Esperemos que esas memorias locales de los tan ingeniosos como entusiastas músicos colombianos nos sigan acompañando por muchos años más.
Notas
1. Tinajas de metal con un hueco en el centro y un palo incrustado y amarrado a una cuerda tensa que al hacerla vibrar produce sonidos bajos como los del contrabajo.
2. En 2003 declarada Obra Maestra del Patrimonio Oral e Inmaterial de la Humanidad por la Unesco.
3. En los carnavales (fiestas carnales) todo se vale, por eso las máscaras.
4. Instrumento de rascado o de fricción de origen tairona, hecho con tallos a los que se les hacen muescas en serie y se raspan con alambres incrustados en un palo.
5. Aerófonos indígenas hechos con cañas de 1m o más de largo, con un canutillo con orificios (el cual hace las veces de canal con boquilla) incrustado en uno de sus extremos.
Recuperado el 19 de abril de 2016.
6. El guasá es un palo hueco de caña o bambú relleno de piedritas. Se inclina a lado y lado.
7. Las marimbas del Pacífico se hacen con cañas de guadua de diferentes tamaños amarradas verticalmente a un marco y tapadas con tablas hechas de chontaduro en su extremo superior. Se percuten con un palo que termina en una bola de caucho. Esta marimba se ha vuelto emblema del Pacífico.
8. También declarado Patrimonio Cultural Inmaterial de la Humanidad por la Unesco en 2009.
9. De origen preincaico y común en los Andes centrales. Tiene seis orificios adelante y uno atrás como la flauta dulce pero se sopla diferente, de arriba abajo con el labio superior adelante y apretando el inferior.
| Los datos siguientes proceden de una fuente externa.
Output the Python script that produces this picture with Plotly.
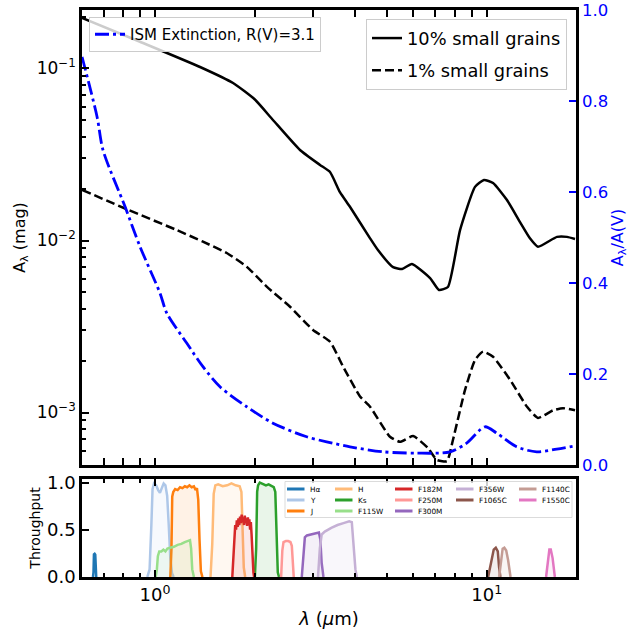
import plotly.graph_objects as go

# ---------------- extinction curves ----------------
wave_10pct = [0.6025, 0.901, 1.367, 1.719, 2.0, 2.268, 2.736, 3.144, 3.37, 3.61, 3.87,
              4.45, 4.70, 5.22, 5.56, 5.95, 6.75, 7.18, 7.64, 8.31, 9.22,
              9.81, 10.45, 11.51, 12.60, 13.5, 14.28, 16.29, 17.46, 18.46]
ext_10pct = [0.197, 0.143, 0.102, 0.0823, 0.066, 0.0502, 0.0336, 0.0275, 0.0250, 0.0191, 0.0157,
             0.0103, 0.0088, 0.0070, 0.00683, 0.0073, 0.00605, 0.00516, 0.00537, 0.0115, 0.0205,
             0.0225, 0.0216, 0.0172, 0.0128, 0.0103, 0.0092, 0.0105, 0.0105, 0.0102]

wave_1pct = [0.6025, 0.822, 1.163, 1.395, 1.645, 1.89, 2.172, 2.553, 2.995, 3.37,
             3.69, 4.15, 4.45, 5.11, 5.48, 6.0, 6.65, 7.08, 7.59, 7.91,
             8.60, 9.22, 9.75, 10.45, 11.76, 13.23, 14.28, 15.85, 16.98, 18.46]
ext_1pct = [0.0197, 0.0152, 0.0115, 0.00984, 0.00846, 0.00704, 0.00539, 0.00412, 0.00302, 0.00258,
            0.00185, 0.00124, 0.00108, 0.000723, 0.000676, 0.00073, 0.000622, 0.00053, 0.000522, 0.000692,
            0.00135, 0.00202, 0.00226, 0.00211, 0.00155, 0.00108, 0.00093, 0.00103, 0.00106, 0.00103]

wave_ism = [0.6025, 0.669, 0.697, 0.812, 0.901, 1.035, 1.085, 1.246, 1.395, 1.570,
            1.89, 2.268, 2.866, 3.293, 3.87, 4.87, 6.15, 7.75, 8.70, 9.88,
            10.72, 12.31, 14.15, 16.26, 18.46]
ism_ratio = [0.897, 0.765, 0.692, 0.568, 0.480, 0.378, 0.334, 0.268, 0.216, 0.172,
             0.128, 0.092, 0.062, 0.051, 0.040, 0.029, 0.026, 0.029, 0.048, 0.084,
             0.070, 0.040, 0.029, 0.035, 0.042]

# ---------------- filter throughputs ----------------
filter_names = ["Hα", "Y", "J", "H", "Ks", "F115W", "F182M", "F250M", "F300M",
                "F356W", "F1065C", "F1140C", "F1550C"]
filter_colors = ["#1f77b4", "#aec7e8", "#ff7f0e", "#ffbb78", "#2ca02c", "#98df8a", "#d62728",
                 "#ff9896", "#9467bd", "#c5b0d5", "#8c564b", "#c49c94", "#e377c2"]

wave_ha = [0.650, 0.6525, 0.6545, 0.6575, 0.6605, 0.6625, 0.665]
tp_ha = [0, 0.05, 0.24, 0.245, 0.235, 0.05, 0]

wave_y = [0.948, 0.963, 0.975, 0.983, 0.993, 1.008, 1.022, 1.035, 1.048, 1.062,
          1.075, 1.088, 1.100, 1.112, 1.125, 1.138]
tp_y = [0, 0.08, 0.55, 0.93, 0.99, 0.97, 0.92, 0.89, 0.94, 0.99,
        0.97, 0.86, 0.55, 0.2, 0.04, 0]

wave_j = [1.112, 1.121, 1.127, 1.135, 1.15, 1.17, 1.19, 1.21, 1.23, 1.25,
          1.27, 1.29, 1.31, 1.325, 1.338, 1.35, 1.362, 1.375, 1.39]
tp_j = [0, 0.3, 0.85, 0.9, 0.93, 0.92, 0.95, 0.94, 0.96, 0.95,
        0.97, 0.95, 0.96, 0.92, 0.94, 0.82, 0.4, 0.06, 0]

wave_h = [1.47, 1.488, 1.503, 1.52, 1.55, 1.6, 1.65, 1.7, 1.75, 1.8,
          1.822, 1.838, 1.852, 1.87]
tp_h = [0, 0.35, 0.88, 0.97, 0.98, 0.96, 0.97, 0.99, 0.97, 0.96,
        0.9, 0.5, 0.1, 0]

wave_ks = [2.0, 2.018, 2.032, 2.045, 2.07, 2.1, 2.13, 2.16, 2.2, 2.24,
           2.28, 2.305, 2.325, 2.345, 2.365]
tp_ks = [0, 0.3, 0.9, 0.97, 1.0, 0.99, 0.98, 0.97, 0.98, 0.96,
         0.95, 0.9, 0.45, 0.05, 0]

wave_f115w = [1.005, 1.013, 1.02, 1.03, 1.045, 1.06, 1.075, 1.09, 1.11, 1.14,
              1.17, 1.2, 1.23, 1.255, 1.275, 1.285, 1.295, 1.31]
tp_f115w = [0, 0.08, 0.22, 0.27, 0.27, 0.29, 0.27, 0.3, 0.31, 0.32,
            0.34, 0.35, 0.37, 0.38, 0.39, 0.3, 0.08, 0]

wave_f182m = [1.71, 1.72, 1.732, 1.745, 1.755, 1.765, 1.775, 1.785, 1.795, 1.805,
              1.815, 1.825, 1.835, 1.845, 1.855, 1.865, 1.875, 1.885, 1.895, 1.905,
              1.915, 1.925, 1.935, 1.945, 1.955, 1.965, 1.98, 1.99]
tp_f182m = [0, 0.15, 0.45, 0.55, 0.5, 0.6, 0.53, 0.62, 0.55, 0.64,
            0.57, 0.66, 0.58, 0.63, 0.55, 0.65, 0.57, 0.62, 0.54, 0.63,
            0.56, 0.61, 0.5, 0.58, 0.45, 0.25, 0.05, 0]

wave_f250m = [2.40, 2.42, 2.44, 2.48, 2.52, 2.56, 2.585, 2.60, 2.62]
tp_f250m = [0, 0.28, 0.37, 0.38, 0.38, 0.37, 0.33, 0.12, 0]

wave_f300m = [2.77, 2.80, 2.83, 2.87, 2.95, 3.05, 3.12, 3.15, 3.18, 3.22]
tp_f300m = [0, 0.2, 0.42, 0.44, 0.45, 0.46, 0.47, 0.4, 0.15, 0]

wave_f356w = [3.10, 3.14, 3.18, 3.25, 3.4, 3.55, 3.7, 3.85, 3.92, 3.97, 4.02, 4.06]
tp_f356w = [0, 0.3, 0.45, 0.48, 0.52, 0.55, 0.57, 0.59, 0.58, 0.35, 0.08, 0]

wave_f1065c = [10.1, 10.3, 10.5, 10.65, 10.8, 10.9, 11.0]
tp_f1065c = [0, 0.15, 0.29, 0.31, 0.27, 0.1, 0]

wave_f1140c = [10.9, 11.05, 11.17, 11.3, 11.45, 11.6, 11.8]
tp_f1140c = [0, 0.2, 0.3, 0.31, 0.28, 0.18, 0]

wave_f1550c = [15.1, 15.3, 15.45, 15.6, 15.8, 16.05]
tp_f1550c = [0, 0.2, 0.29, 0.29, 0.2, 0]

filter_curves = {
    "Hα": (wave_ha, tp_ha), "Y": (wave_y, tp_y), "J": (wave_j, tp_j),
    "H": (wave_h, tp_h), "Ks": (wave_ks, tp_ks), "F115W": (wave_f115w, tp_f115w),
    "F182M": (wave_f182m, tp_f182m), "F250M": (wave_f250m, tp_f250m),
    "F300M": (wave_f300m, tp_f300m), "F356W": (wave_f356w, tp_f356w),
    "F1065C": (wave_f1065c, tp_f1065c), "F1140C": (wave_f1140c, tp_f1140c),
    "F1550C": (wave_f1550c, tp_f1550c),
}

# ---------------- figure geometry (pixels) ----------------
W, H = 629, 629
ML, MR, MT, MB = 82, 53, 10, 52
PW, PH = W - ML - MR, H - MT - MB
TOP_BOTTOM_PX, BOT_TOP_PX = 465, 479


def fx(p):
    return (p - ML) / PW


def fy(p):
    return (H - MB - p) / PH


def hex_rgba(h, a):
    h = h.lstrip("#")
    return f"rgba({int(h[0:2], 16)},{int(h[2:4], 16)},{int(h[4:6], 16)},{a})"


FONT = "DejaVu Sans"
fig = go.Figure()

fig.add_trace(go.Scatter(x=wave_10pct, y=ext_10pct, mode="lines", name="10% small grains",
                         line=dict(color="black", width=2.5, shape="spline", smoothing=0.5),
                         xaxis="x", yaxis="y", legend="legend2", legendgroup="a"))
fig.add_trace(go.Scatter(x=wave_1pct, y=ext_1pct, mode="lines", name="1% small grains",
                         line=dict(color="black", width=2.5, dash="9px,4px", shape="spline",
                                   smoothing=0.5),
                         xaxis="x", yaxis="y", legend="legend2", legendgroup="b"))
fig.add_trace(go.Scatter(x=wave_ism, y=ism_ratio, mode="lines", name="ISM Extinction, R(V)=3.1",
                         line=dict(color="blue", width=2.8, dash="14px,4px,3px,4px",
                                   shape="spline", smoothing=0.8),
                         xaxis="x", yaxis="y2", legend="legend"))

for name, color in zip(filter_names, filter_colors):
    wl, tp = filter_curves[name]
    fig.add_trace(go.Scatter(x=wl, y=tp, mode="lines", fill="tozeroy",
                             fillcolor=hex_rgba(color, 0.1), line=dict(width=0, color=color),
                             xaxis="x2", yaxis="y3", showlegend=False, hoverinfo="skip"))
    fig.add_trace(go.Scatter(x=wl, y=tp, mode="lines", name=name,
                             line=dict(color=color, width=2.5),
                             xaxis="x2", yaxis="y3", showlegend=False))

# ---------------- compact filter legend (5 columns filled column by column) ----------------
col_px = [287, 335, 395, 456, 519]
row_px = [489, 500, 511]
col_sizes = [3, 3, 3, 2, 2]
slots = [(c, r) for c, n in enumerate(col_sizes) for r in range(n)]

shapes = [dict(type="rect", xref="paper", yref="paper", x0=fx(285), x1=fx(572),
               y0=fy(517.5), y1=fy(481.5), fillcolor="rgba(255,255,255,0.8)",
               line=dict(color="rgba(210,210,210,0.8)", width=1), layer="above")]
annotations = []
for (name, color), (c, r) in zip(zip(filter_names, filter_colors), slots):
    x0 = col_px[c]
    yv = row_px[r]
    shapes.append(dict(type="line", xref="paper", yref="paper", x0=fx(x0), x1=fx(x0 + 17.5),
                       y0=fy(yv), y1=fy(yv), line=dict(color=color, width=3), layer="above"))
    annotations.append(dict(text=name, xref="paper", yref="paper", x=fx(x0 + 21), y=fy(yv),
                            xanchor="left", yanchor="middle", showarrow=False,
                            font=dict(family=FONT, size=7.3, color="black")))

x_minor = [0.7, 0.8, 0.9, 2, 3, 4, 5, 6, 7, 8, 9]
y_minor = [m * 10 ** e for e in (-4, -3, -2, -1) for m in range(2, 10)]
xrange_log = [-0.2201, 1.2692]

axis_common = dict(showline=True, linecolor="black", linewidth=2.5, showgrid=False,
                   zeroline=False, ticks="inside", tickcolor="black", tickwidth=2, ticklen=7,
                   automargin=False)

fig.update_layout(
    width=W, height=H, autosize=False,
    margin=dict(l=ML, r=MR, t=MT, b=MB, pad=0),
    paper_bgcolor="white", plot_bgcolor="white",
    font=dict(family=FONT, color="black", size=16),
    xaxis=dict(**axis_common, type="log", range=xrange_log, domain=[0, 1], anchor="y",
               mirror="allticks", showticklabels=False, tickvals=[1, 10],
               minor=dict(ticks="inside", ticklen=4, tickwidth=1.5, tickcolor="black",
                          tickvals=x_minor)),
    yaxis=dict(**axis_common, type="log", range=[-3.305, -0.660],
               domain=[fy(TOP_BOTTOM_PX), 1], anchor="x",
               tickvals=[1e-3, 1e-2, 1e-1],
               ticktext=["10<sup>−3</sup>", "10<sup>−2</sup>", "10<sup>−1</sup>"],
               tickfont=dict(family=FONT, size=17, color="black"),
               minor=dict(ticks="inside", ticklen=4, tickwidth=1.5, tickcolor="black",
                          tickvals=y_minor),
               title=dict(text="A<sub>λ</sub> (mag)", font=dict(family=FONT, size=16), standoff=8)),
    yaxis2=dict(showline=True, linecolor="black", linewidth=2.5, showgrid=False, zeroline=False,
                overlaying="y", side="right", anchor="x", range=[0, 1], automargin=False,
                tickvals=[0, 0.2, 0.4, 0.6, 0.8, 1.0],
                ticktext=["0.0", "0.2", "0.4", "0.6", "0.8", "1.0"],
                ticks="inside", tickcolor="blue", tickwidth=2, ticklen=7,
                tickfont=dict(family=FONT, size=16.5, color="blue"),
                title=dict(text="A<sub>λ</sub>/A(V)", font=dict(family=FONT, size=16, color="blue"),
                           standoff=8)),
    xaxis2=dict(**axis_common, type="log", range=xrange_log, domain=[0, 1], anchor="y3",
                matches="x", mirror="allticks", tickvals=[1, 10],
                ticktext=["10<sup>0</sup>", "10<sup>1</sup>"],
                tickfont=dict(family=FONT, size=18, color="black"),
                minor=dict(ticks="inside", ticklen=4, tickwidth=1.5, tickcolor="black",
                           tickvals=x_minor),
                title=dict(text="<i>λ</i> (<i>μ</i>m)", font=dict(family=FONT, size=18), standoff=10)),
    yaxis3=dict(**axis_common, range=[0, 1.037], domain=[0, fy(BOT_TOP_PX)], anchor="x2",
                mirror=True, tickvals=[0, 0.5, 1.0], ticktext=["0.0", "0.5", "1.0"],
                tickfont=dict(family=FONT, size=18, color="black"),
                title=dict(text="Throughput", font=dict(family=FONT, size=14), standoff=4)),
    legend=dict(x=fx(89), y=fy(17), xanchor="left", yanchor="top",
                bgcolor="rgba(255,255,255,0.8)", bordercolor="#cccccc", borderwidth=1,
                font=dict(size=15, family=FONT)),
    legend2=dict(x=fx(567), y=fy(19), xanchor="right", yanchor="top",
                 bgcolor="rgba(255,255,255,0.8)", bordercolor="#cccccc", borderwidth=1,
                 font=dict(size=17.8, family=FONT), tracegroupgap=6),
    shapes=shapes,
    annotations=annotations,
)

fig.write_html("out.html")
En Funes, Nariño, se celebra el Festival de la Quena.
10. Aerófonos, conjunto de tubos de caña de diferentes centímetros de largo, cerrados en sus extremos inferiores y alineados en forma de balsa para ser soplados con el labio superior adelante.
11. También profesor de la Universidad de Antioquia, Medellín. Facultad de Artes, Departamento de Música.